Good test feedback is what allows us to be productive when developing unit tests and developing our models. The test macro provides visual feedback when a test fails, showing what went wrong by comparing the lines of the expectations with the actuals. To make the feedback even more readable, you can provide output_sort_field in parameters specifying the field to sort by:

{% call dbt_unit_testing.test('some_model', 'smoke test', {"output_sort_field": "business_id"}) %}

  ...
  
{% endcall %}

The result will be displayed the way to compare two adjacent lines conveniently.

Example

MODEL: customers
TEST:  should sum order values to calculate customer_lifetime_value
Rows mismatch:
| diff | count | customer_id | customer_lifetime_value |
| ---- | ----- | ----------- | ----------------------- |
|      |     1 |           1 |                      20 |
| -    |     1 |           1 |                      30 |

The first line was not on the model, but the second line was.

Known Limitations

  • You can not have a model with the same name as a source or a seed (unless you set the use_qualified_sources option to true).

  • With our current approach, there's an extra step that you need to take if you want to use the builtins ref or source macros in your models (in dbt_utils.star, for instance).

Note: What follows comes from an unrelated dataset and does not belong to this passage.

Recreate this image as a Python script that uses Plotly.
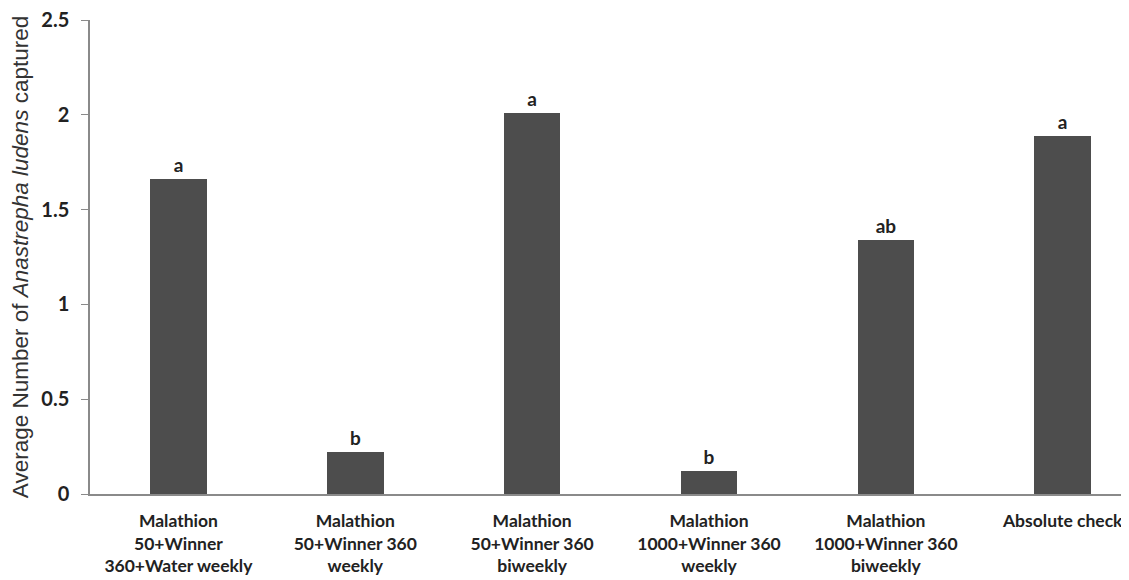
import plotly.graph_objects as go

categories = [
    "Malathion<br>50+Winner<br>360+Water weekly",
    "Malathion<br>50+Winner 360<br>weekly",
    "Malathion<br>50+Winner 360<br>biweekly",
    "Malathion<br>1000+Winner 360<br>weekly",
    "Malathion<br>1000+Winner 360<br>biweekly",
    "Absolute check",
]
values = [1.66, 0.22, 2.01, 0.12, 1.34, 1.89]
letters = ["a", "b", "a", "b", "ab", "a"]

x_idx = list(range(len(categories)))
FONT = "Lato"

fig = go.Figure()
fig.add_trace(go.Bar(
    x=x_idx, y=values, width=0.32,
    marker=dict(color="#4d4d4d", line=dict(width=0)),
    text=letters, textposition="outside", cliponaxis=False,
    textfont=dict(family=FONT, size=19, color="#222222", weight="bold"),
))

fig.update_layout(
    width=1129, height=580,
    margin=dict(l=82, r=0, t=12, b=94),
    paper_bgcolor="white", plot_bgcolor="white",
    showlegend=False,
    bargap=0,
    xaxis=dict(
        range=[-0.5, 5.42],
        tickmode="array", tickvals=x_idx, ticktext=categories,
        showline=True, linecolor="#8a8a8a", linewidth=1.5,
        ticks="", showgrid=False, zeroline=False,
        ticklabelstandoff=10,
        tickfont=dict(family=FONT, size=17.5, color="#222222", weight="bold"),
    ),
    yaxis=dict(
        range=[0, 2.5], tickmode="array",
        tickvals=[0, 0.5, 1, 1.5, 2, 2.5],
        ticktext=["0", "0.5", "1", "1.5", "2", "2.5"],
        showline=True, linecolor="#8a8a8a", linewidth=1.5,
        ticks="outside", ticklen=7, tickcolor="#8a8a8a",
        ticklabelstandoff=8, ticklabeloverflow="allow",
        showgrid=False, zeroline=False,
        tickfont=dict(family=FONT, size=20, color="#222222", weight="bold"),
        title=dict(text="Average Number of <i>Anastrepha ludens</i> captured",
                   font=dict(family="Liberation Sans", size=22.5, color="#333333"),
                   standoff=14),
    ),
)

fig.write_html("out.html")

Otherwise, you'll get an error like this one:

Compilation Error in test some_model_test (tests/unit/some_model_test.sql)
    dbt was unable to infer all dependencies for the model "some_model_test".
    This typically happens when ref() is placed within a conditional block.
    
    To fix this, add the following hint to the top of the model "some_model_test":
    
    -- depends_on: {{ ref('some_model') }}

In this situation, you need to add this line to the top of your test (not the model!):

-- depends_on: {{ ref('some_model') }}
{{
    config(
        tags=['unit-test']
    )
}}

{% call dbt_unit_testing.test('model_being_tested', 'sample test') %}

... ... ... ... ... 

Compatibility

[x] dbt > 0.20

[x] BigQuery

[x] Snowflake

[x] Postgres

[ ] Redshift

License

This project is licensed under the MIT License.